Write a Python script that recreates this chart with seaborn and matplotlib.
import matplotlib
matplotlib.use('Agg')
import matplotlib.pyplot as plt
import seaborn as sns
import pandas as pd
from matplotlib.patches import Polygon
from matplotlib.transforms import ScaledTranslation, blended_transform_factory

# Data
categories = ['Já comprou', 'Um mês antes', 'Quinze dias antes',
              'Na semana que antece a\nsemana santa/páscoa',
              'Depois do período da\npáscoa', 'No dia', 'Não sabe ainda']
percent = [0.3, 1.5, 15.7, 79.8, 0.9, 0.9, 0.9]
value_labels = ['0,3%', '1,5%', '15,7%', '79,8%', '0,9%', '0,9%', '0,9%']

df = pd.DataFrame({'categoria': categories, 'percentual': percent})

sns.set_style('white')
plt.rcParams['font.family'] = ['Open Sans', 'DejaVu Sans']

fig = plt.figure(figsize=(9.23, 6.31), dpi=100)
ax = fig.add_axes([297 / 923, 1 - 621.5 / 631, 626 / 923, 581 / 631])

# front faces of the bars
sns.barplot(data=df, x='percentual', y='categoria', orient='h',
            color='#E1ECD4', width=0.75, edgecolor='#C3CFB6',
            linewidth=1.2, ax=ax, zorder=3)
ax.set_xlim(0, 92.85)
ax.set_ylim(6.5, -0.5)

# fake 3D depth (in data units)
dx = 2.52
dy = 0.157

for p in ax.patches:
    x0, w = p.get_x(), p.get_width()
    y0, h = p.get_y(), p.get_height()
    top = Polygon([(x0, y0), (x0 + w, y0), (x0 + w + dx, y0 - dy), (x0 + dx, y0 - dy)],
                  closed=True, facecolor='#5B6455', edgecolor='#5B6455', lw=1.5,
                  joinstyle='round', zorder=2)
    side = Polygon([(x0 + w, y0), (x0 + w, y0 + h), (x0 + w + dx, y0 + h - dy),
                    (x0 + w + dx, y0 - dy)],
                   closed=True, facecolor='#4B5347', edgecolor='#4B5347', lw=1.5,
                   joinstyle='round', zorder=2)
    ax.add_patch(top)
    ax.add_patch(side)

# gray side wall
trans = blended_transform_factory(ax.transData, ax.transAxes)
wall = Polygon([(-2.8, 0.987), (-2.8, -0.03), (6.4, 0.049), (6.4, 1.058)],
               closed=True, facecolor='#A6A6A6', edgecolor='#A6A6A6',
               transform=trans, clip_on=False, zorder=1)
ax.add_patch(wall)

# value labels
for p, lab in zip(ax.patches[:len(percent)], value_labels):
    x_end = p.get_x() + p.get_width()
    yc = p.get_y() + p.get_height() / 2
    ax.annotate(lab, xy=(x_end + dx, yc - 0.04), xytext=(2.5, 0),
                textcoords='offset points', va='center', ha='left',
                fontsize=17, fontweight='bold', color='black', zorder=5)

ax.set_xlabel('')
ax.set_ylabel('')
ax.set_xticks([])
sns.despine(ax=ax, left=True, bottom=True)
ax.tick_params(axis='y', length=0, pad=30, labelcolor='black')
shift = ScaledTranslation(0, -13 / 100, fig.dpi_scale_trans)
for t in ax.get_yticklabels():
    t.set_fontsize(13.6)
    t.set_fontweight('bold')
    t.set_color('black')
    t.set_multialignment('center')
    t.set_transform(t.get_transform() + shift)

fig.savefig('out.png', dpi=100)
..........
## Your instructions
Look above and repeat, character for character, the lines from the first one to the line with "plt.rcParams['font.family'] = ['Open", counting both.

## Response to this task
Write a Python script that recreates this chart with seaborn and matplotlib.
import matplotlib
matplotlib.use('Agg')
import matplotlib.pyplot as plt
import seaborn as sns
import pandas as pd
from matplotlib.patches import Polygon
from matplotlib.transforms import ScaledTranslation, blended_transform_factory

# Data
categories = ['Já comprou', 'Um mês antes', 'Quinze dias antes',
              'Na semana que antece a\nsemana santa/páscoa',
              'Depois do período da\npáscoa', 'No dia', 'Não sabe ainda']
percent = [0.3, 1.5, 15.7, 79.8, 0.9, 0.9, 0.9]
value_labels = ['0,3%', '1,5%', '15,7%', '79,8%', '0,9%', '0,9%', '0,9%']

df = pd.DataFrame({'categoria': categories, 'percentual': percent})

sns.set_style('white')
plt.rcParams['font.family'] = ['Open Sans', 'DejaVu Sans']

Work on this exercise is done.